All knew that the agent’s words were true, and little by little our village was broken up. In the summer of my sixteenth year nearly a third of my tribe left to take up allotments.

            We had plenty of land; our reservation was twice the size of Rhode Island, and our united tribes, with the Rees who joined us, were less than thirteen hundred souls. Most of the Indians chose allotments along the Missouri, where the soil was good and drinking water easy to get.                      Unallotted lands were to be sold and the money given to the three tribes.

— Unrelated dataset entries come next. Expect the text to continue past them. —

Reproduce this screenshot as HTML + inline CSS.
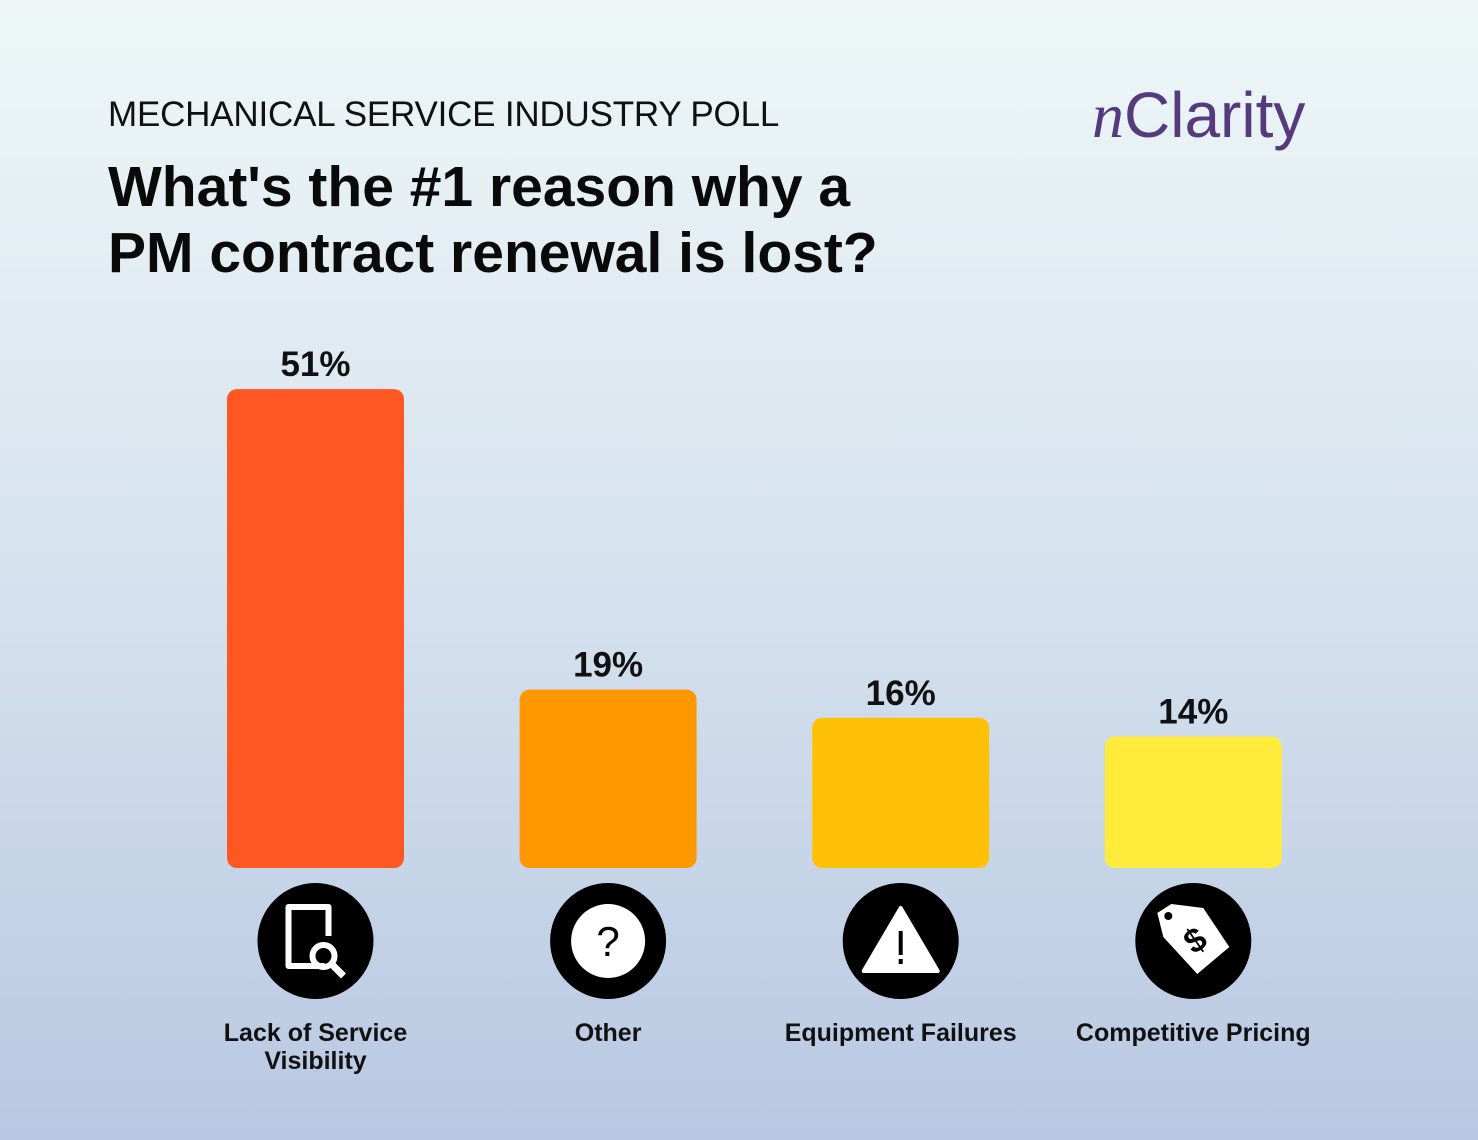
<!DOCTYPE html>
<html><head><meta charset="utf-8"><style>
html,body{margin:0;padding:0}
body{width:1478px;height:1140px;overflow:hidden;background:linear-gradient(180deg,#eef7f7 0%,#d6e2ee 50%,#b8c8e2 100%);font-family:"Liberation Sans",sans-serif;position:relative}
.t{position:absolute;margin:0}
</style></head><body>
<div class="t" style="left:108px;top:95px;font-size:35px;color:#111;letter-spacing:-0.2px">MECHANICAL SERVICE INDUSTRY POLL</div>
<div class="t" style="left:108px;top:154px;font-size:57px;font-weight:bold;line-height:66px;color:#0a0a0a">What's the #1 reason why a<br>PM contract renewal is lost?</div>
<div class="t" style="left:1092px;top:78px;font-size:64px;color:#553a7e"><span style="font-family:'Liberation Serif',serif;font-style:italic">n</span>Clarity</div>
<svg id="chart" width="1478" height="1140" style="position:absolute;left:0;top:0"></svg>
<script>
const categories=["Lack of Service|Visibility","Other","Equipment Failures","Competitive Pricing"];
const values=[51,19,16,14];
const valueLabels=["51%","19%","16%","14%"];
const colors=["#ff5722","#ff9800","#ffc107","#ffeb3b"];
const icons=["doc","question","warning","tag"];
const svg=document.getElementById('chart');
const NS='http://www.w3.org/2000/svg';
const baseY=868,pxPer=9.39,x0=227,step=292.6,bw=177;
function y(v){return baseY-v*pxPer;}
function mk(t,a,p){const e=document.createElementNS(NS,t);for(const k in a)e.setAttribute(k,a[k]);(p||svg).appendChild(e);return e;}
values.forEach((v,i)=>{
  const x=x0+i*step,cx=x+bw/2;
  const b=mk('rect',{x:x,y:y(v),width:bw,height:v*pxPer,rx:10,fill:colors[i]});
  
  
  const t=mk('text',{x:cx,y:y(v)-13,'text-anchor':'middle','font-size':35,'font-weight':'bold',fill:'#111','font-family':'Liberation Sans, sans-serif'});
  t.textContent=valueLabels[i];
  
  
  const g=mk('g',{});
  
  
  mk('circle',{cx:cx,cy:941,r:58,fill:'#000'},g);
  const cy=941;
  if(icons[i]=='doc'){
    mk('path',{d:`M${cx+9} ${cy+25} L${cx-27} ${cy+25} L${cx-27} ${cy-34} L${cx+13} ${cy-34} L${cx+13} ${cy-5}`,stroke:'#fff','stroke-width':6,fill:'none','stroke-linejoin':'round'},g);
    mk('circle',{cx:cx+8,cy:cy+15,r:11,stroke:'#fff','stroke-width':6,fill:'none'},g);
    mk('line',{x1:cx+16,y1:cy+23,x2:cx+28,y2:cy+35,stroke:'#fff','stroke-width':7},g);
  }else if(icons[i]=='question'){
    mk('circle',{cx:cx,cy:cy,r:37,fill:'#fff'},g);
    const q=mk('text',{x:cx,y:cy+15,'text-anchor':'middle','font-size':42,fill:'#000','font-family':'Liberation Sans, sans-serif'},g);q.textContent='?';
  }else if(icons[i]=='warning'){
    mk('path',{d:`M${cx} ${cy-33} L${cx+37} ${cy+30} L${cx-37} ${cy+30} Z`,fill:'#fff','stroke':'#fff','stroke-width':4,'stroke-linejoin':'round'},g);
    mk('rect',{x:cx-2,y:cy-10,width:4,height:24,fill:'#000'},g);
    mk('rect',{x:cx-2,y:cy+18,width:4,height:5,fill:'#000'},g);
  }else{
    mk('path',{d:`M${cx-36} ${cy-28} L${cx-22} ${cy-37} L${cx+10} ${cy-33} L${cx+36} ${cy+6} L${cx+4} ${cy+33} L${cx-30} ${cy-4} Z`,fill:'#fff','stroke-linejoin':'round'},g);
    mk('circle',{cx:cx-25,cy:cy-25,r:4,fill:'#000'},g);
    const d=mk('text',{x:cx+2,y:cy+12,'text-anchor':'middle','font-size':34,'font-weight':'bold',fill:'#000','font-family':'Liberation Sans, sans-serif',transform:`rotate(-35 ${cx} ${cy})`},g);d.textContent='$';
  }
  const lines=categories[i].split('|');
  lines.forEach((l,j)=>{
    const c=mk('text',{x:cx,y:1041+j*28,'text-anchor':'middle','font-size':25,'font-weight':'bold',fill:'#111','font-family':'Liberation Sans, sans-serif'});
    c.textContent=l;
    
    
  });
});
</script>
</body></html>
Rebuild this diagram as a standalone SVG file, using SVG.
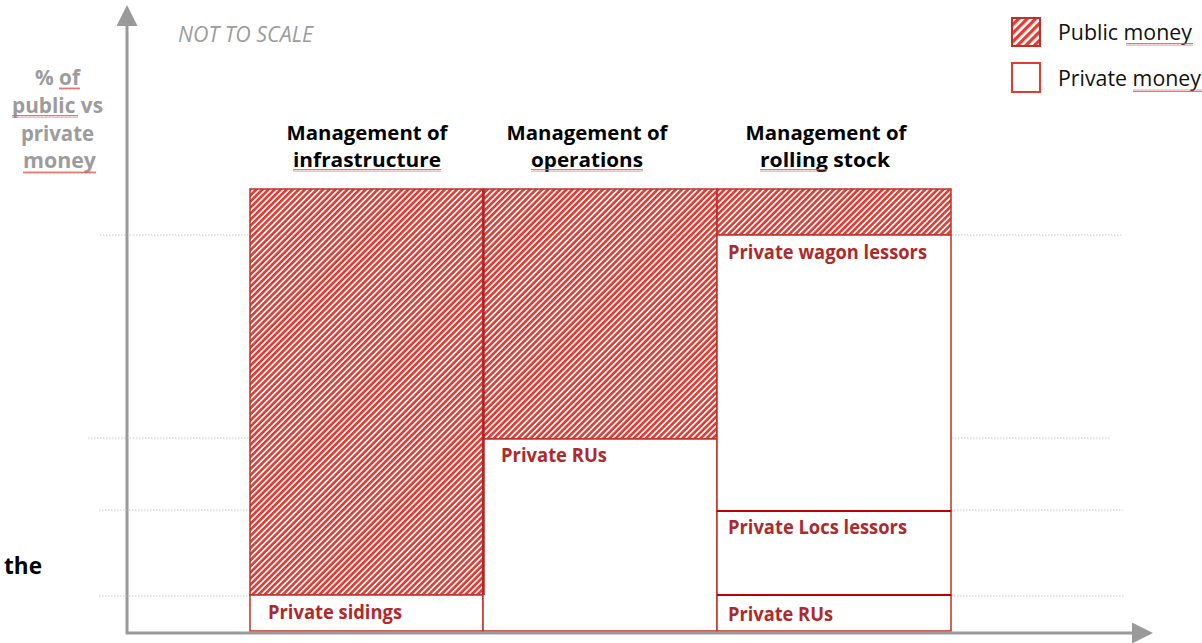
<svg xmlns="http://www.w3.org/2000/svg" width="1202" height="643" viewBox="0 0 1202 643">
  <defs>
    <pattern id="hatch" patternUnits="userSpaceOnUse" width="4.3" height="10" patternTransform="rotate(45)">
      <rect x="0" y="0" width="2.6" height="10" fill="#e33b31"/>
    </pattern>
    <pattern id="hatchLegend" patternUnits="userSpaceOnUse" width="6" height="10" patternTransform="rotate(45)">
      <rect x="0" y="0" width="3.3" height="10" fill="#e33b31"/>
    </pattern>
    <pattern id="wavy" patternUnits="userSpaceOnUse" width="4" height="3">
      <path d="M0,2.5 L1,0.5 L2,2.5 L3,0.5 L4,2.5" fill="none" stroke="#e0554d" stroke-width="0.8"/>
    </pattern>
    <marker id="arrowHead" viewBox="0 0 10 10" refX="0" refY="5" markerWidth="7" markerHeight="7" markerUnits="strokeWidth" orient="auto">
      <path d="M0,0 L10,5 L0,10 Z" fill="#9a9a9a"/>
    </marker>
    <style>
      .grid { stroke: #c8c8c8; stroke-width: 1; stroke-dasharray: 1.5 1.5; fill: none; }
      .axis { stroke: #9a9a9a; stroke-width: 3; fill: none; }
      .pub { fill: url(#hatch); stroke: #c0302a; stroke-width: 1.5; }
      .priv { fill: #ffffff; stroke: #c0302a; stroke-width: 1.5; }
      .title { font-family: "Open Sans", "Liberation Sans", sans-serif; font-weight: 700; font-size: 20px; fill: #000; text-anchor: middle; }
      .lbl { font-family: "Open Sans", "Liberation Sans", sans-serif; font-weight: 700; font-size: 19px; fill: #b0282a; }
      .ylab { font-family: "Open Sans", "Liberation Sans", sans-serif; font-weight: 700; font-size: 20.5px; fill: #9c9c9c; text-anchor: middle; }
      .note { font-family: "Open Sans", "Liberation Sans", sans-serif; font-style: italic; font-size: 21px; fill: #9c9c9c; }
      .leg { font-family: "Open Sans", "Liberation Sans", sans-serif; font-size: 21px; fill: #111; }
      .sq { fill: url(#wavy); }
    </style>
  </defs>

  <!-- grid guides -->
  <g id="guides">
    <line class="grid" x1="100" y1="235" x2="1123" y2="235"/>
    <line class="grid" x1="88" y1="438" x2="1111" y2="438"/>
    <line class="grid" x1="99" y1="510" x2="1123" y2="510"/>
    <line class="grid" x1="99" y1="596" x2="1124" y2="596"/>
  </g>

  <!-- columns -->
  <g id="col-infrastructure">
    <rect class="pub" x="250" y="189" width="233" height="406"/>
    <rect class="priv" x="250" y="595" width="233" height="36"/>
    <text class="lbl" x="268" y="619" textLength="134" lengthAdjust="spacingAndGlyphs">Private sidings</text>
  </g>
  <g id="col-operations">
    <rect class="pub" x="483" y="189" width="234" height="250"/>
    <rect class="priv" x="483" y="439" width="234" height="192"/>
    <line x1="483.5" y1="189" x2="483.5" y2="595" stroke="#b02525" stroke-width="2.5"/>
    <text class="lbl" x="501" y="462" textLength="106" lengthAdjust="spacingAndGlyphs">Private RUs</text>
  </g>
  <g id="col-rolling-stock">
    <rect class="pub" x="717" y="189" width="234" height="46"/>
    <rect class="priv" x="717" y="235" width="234" height="276"/>
    <rect class="priv" x="717" y="511" width="234" height="84"/>
    <rect class="priv" x="717" y="595" width="234" height="36"/>
    <line x1="717" y1="511" x2="951" y2="511" stroke="#c00000" stroke-width="2"/>
    <line x1="717" y1="595" x2="951" y2="595" stroke="#c00000" stroke-width="2"/>
    <text class="lbl" x="728" y="259" textLength="199" lengthAdjust="spacingAndGlyphs">Private wagon lessors</text>
    <text class="lbl" x="728" y="534" textLength="179" lengthAdjust="spacingAndGlyphs">Private Locs lessors</text>
    <text class="lbl" x="728" y="621" textLength="105" lengthAdjust="spacingAndGlyphs">Private RUs</text>
  </g>

  <!-- axes -->
  <g id="connectors">
    <line class="axis" x1="127" y1="634" x2="127" y2="26" marker-end="url(#arrowHead)"/>
    <line class="axis" x1="126" y1="633" x2="1132" y2="633" marker-end="url(#arrowHead)"/>
  </g>

  <!-- column titles -->
  <g id="titles">
    <text class="title" x="367" y="140" textLength="161" lengthAdjust="spacingAndGlyphs">Management of</text>
    <text class="title" x="367" y="167" textLength="148" lengthAdjust="spacingAndGlyphs">infrastructure</text>
    <text class="title" x="587" y="140" textLength="161" lengthAdjust="spacingAndGlyphs">Management of</text>
    <text class="title" x="587" y="167" textLength="112" lengthAdjust="spacingAndGlyphs">operations</text>
    <text class="title" x="826" y="140" textLength="161" lengthAdjust="spacingAndGlyphs">Management of</text>
    <text class="title" x="825" y="167" textLength="130" lengthAdjust="spacingAndGlyphs">rolling stock</text>
    <rect class="sq" x="293" y="169" width="148" height="3"/>
    <rect class="sq" x="531" y="169" width="112" height="3"/>
    <rect class="sq" x="760" y="169" width="67" height="3"/>
  </g>

  <!-- y-axis label -->
  <g id="y-label">
    <text class="ylab" x="57.5" y="85" textLength="45" lengthAdjust="spacingAndGlyphs">% of</text>
    <text class="ylab" x="57.5" y="113" textLength="91" lengthAdjust="spacingAndGlyphs">public vs</text>
    <text class="ylab" x="57.5" y="141" textLength="73" lengthAdjust="spacingAndGlyphs">private</text>
    <text class="ylab" x="59.5" y="168" textLength="73" lengthAdjust="spacingAndGlyphs">money</text>
    <rect class="sq" x="59" y="87" width="21" height="3"/>
    <rect class="sq" x="12" y="115" width="66" height="3"/>
    <rect class="sq" x="23" y="171" width="73" height="3"/>
  </g>

  <g id="note">
    <text class="note" x="178" y="42" textLength="135" lengthAdjust="spacingAndGlyphs">NOT TO SCALE</text>
  </g>

  <g id="stray-text">
    <text x="4" y="574" font-family="Open Sans, Liberation Sans, sans-serif" font-weight="700" font-size="23" fill="#000" textLength="38" lengthAdjust="spacingAndGlyphs">the</text>
  </g>

  <!-- legend -->
  <g id="legend-public">
    <rect x="1012" y="18" width="28" height="28" fill="url(#hatchLegend)" stroke="#c0302a" stroke-width="2"/>
    <text class="leg" x="1058" y="40" textLength="134" lengthAdjust="spacingAndGlyphs">Public money</text>
    <rect class="sq" x="1126" y="43" width="67" height="3"/>
  </g>
  <g id="legend-private">
    <rect x="1012" y="63" width="28" height="29" fill="#fff" stroke="#e03c31" stroke-width="2"/>
    <text class="leg" x="1058" y="86" textLength="143" lengthAdjust="spacingAndGlyphs">Private money</text>
    <rect class="sq" x="1133" y="89" width="69" height="3"/>
  </g>
</svg>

            Forty miles above our village, the Missouri makes a wide bend around a point called Independence Hill, and here my father and several of his relatives chose their allotments. The bend enclosed a wide strip of meadow land, offering hay for our horses. The soil along the river was rich and in the bottom stood a thick growth of timber.

        My father left the village, with my mother and me, in June. He had a wagon, given him by the agent; this he unbolted and took over the river piece by piece, in a bull boat; our horses swam.

          We camped at Independence in a tepee, while we busied ourselves building a

cabin. My father cut the logs; they were notched at the ends, to lock into one another at the corners. A heavier log, a foot in thickness, made the ridge pole. The roof was of willows and grass, covered with sods. Cracks between the logs were plastered with clay, mixed with short grass. The floor was of earth, but we had a stove.  We were a month putting up our cabin.

       Though my father’s coming to Independence was step toward civilization, it had one ill effect: it removed me from the good influences of the mission school, so that for a time I fell back into Indian ways. Winter, also, was not far off; the season was too late for us to plant corn, and the rations issued to us every two weeks rarely lasted more than two or three days. To keep our family in meat, I turned hunter.

         There were no buffaloes on the reservation, but blacktailed deer were plentiful, and in the hills were a good many antelopes. I had a Winchester rifle, a 40.60 caliber, and I was a good shot.

             To hunt deer, I arose before daylight and went to the woods along the Missouri. Deer feed much at night, and as evening came on, they would leave the thick underbrush by the river and go into the hills to browse on the rich prairie grasses.